[start]
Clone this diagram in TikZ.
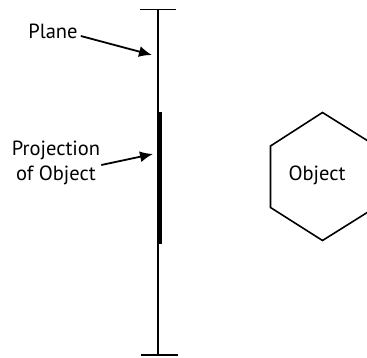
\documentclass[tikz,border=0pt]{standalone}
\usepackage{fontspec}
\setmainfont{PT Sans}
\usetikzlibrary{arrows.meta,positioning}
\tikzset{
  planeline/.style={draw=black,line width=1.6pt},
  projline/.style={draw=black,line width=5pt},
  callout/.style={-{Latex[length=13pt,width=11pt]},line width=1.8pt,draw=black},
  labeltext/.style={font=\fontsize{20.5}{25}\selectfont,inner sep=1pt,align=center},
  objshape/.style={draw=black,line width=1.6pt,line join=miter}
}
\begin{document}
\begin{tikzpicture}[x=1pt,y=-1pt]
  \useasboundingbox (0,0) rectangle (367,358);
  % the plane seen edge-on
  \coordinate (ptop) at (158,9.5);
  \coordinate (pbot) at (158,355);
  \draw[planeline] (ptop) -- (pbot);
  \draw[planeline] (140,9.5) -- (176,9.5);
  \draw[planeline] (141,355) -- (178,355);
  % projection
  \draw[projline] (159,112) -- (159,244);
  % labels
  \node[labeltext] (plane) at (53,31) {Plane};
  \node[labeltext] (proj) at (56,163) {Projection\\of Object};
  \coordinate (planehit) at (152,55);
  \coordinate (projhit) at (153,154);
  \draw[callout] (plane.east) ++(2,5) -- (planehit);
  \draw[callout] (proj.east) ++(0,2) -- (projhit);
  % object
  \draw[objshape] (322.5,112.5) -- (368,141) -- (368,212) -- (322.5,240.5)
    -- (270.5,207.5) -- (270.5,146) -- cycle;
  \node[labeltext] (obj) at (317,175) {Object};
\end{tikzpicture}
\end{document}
[end]
[start]
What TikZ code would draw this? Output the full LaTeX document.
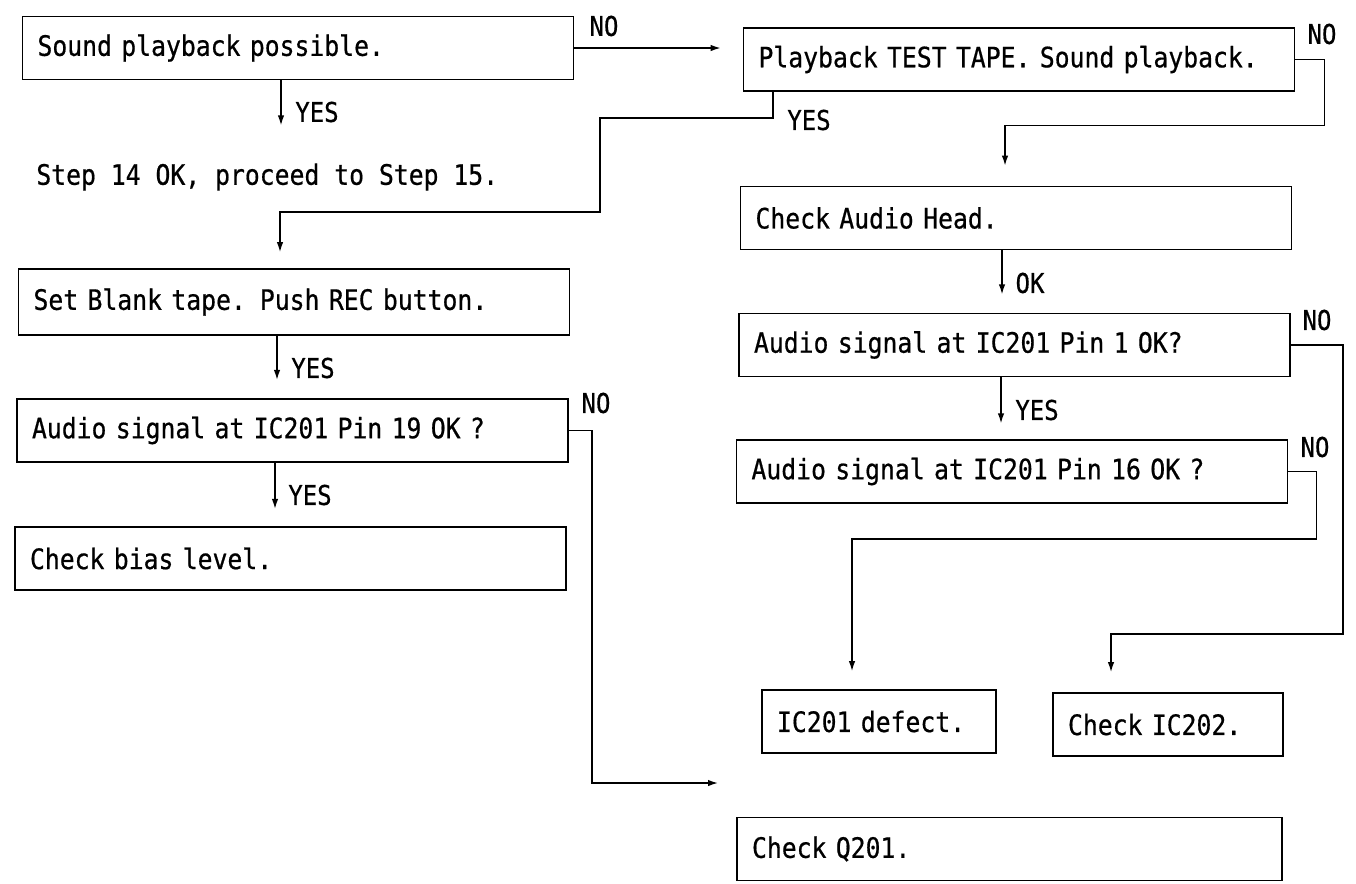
[end]
[start]
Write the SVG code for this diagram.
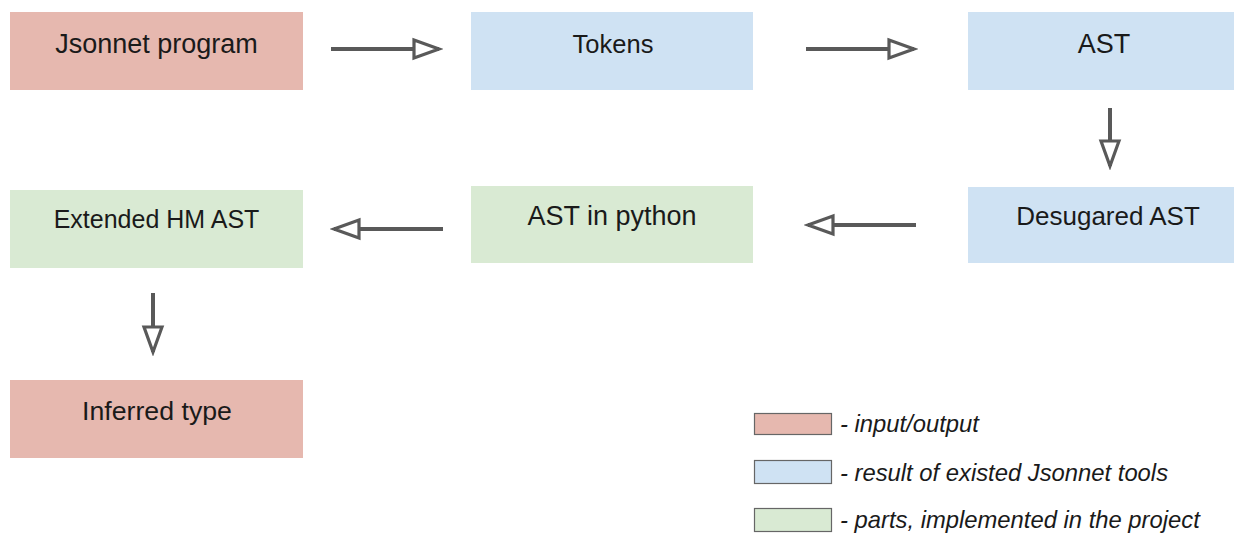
[end]
**Stated problem:** In the entries above, find the lines containing the word "diagram" and say how many there are, with no other words.

**Solution to the exercise:** 2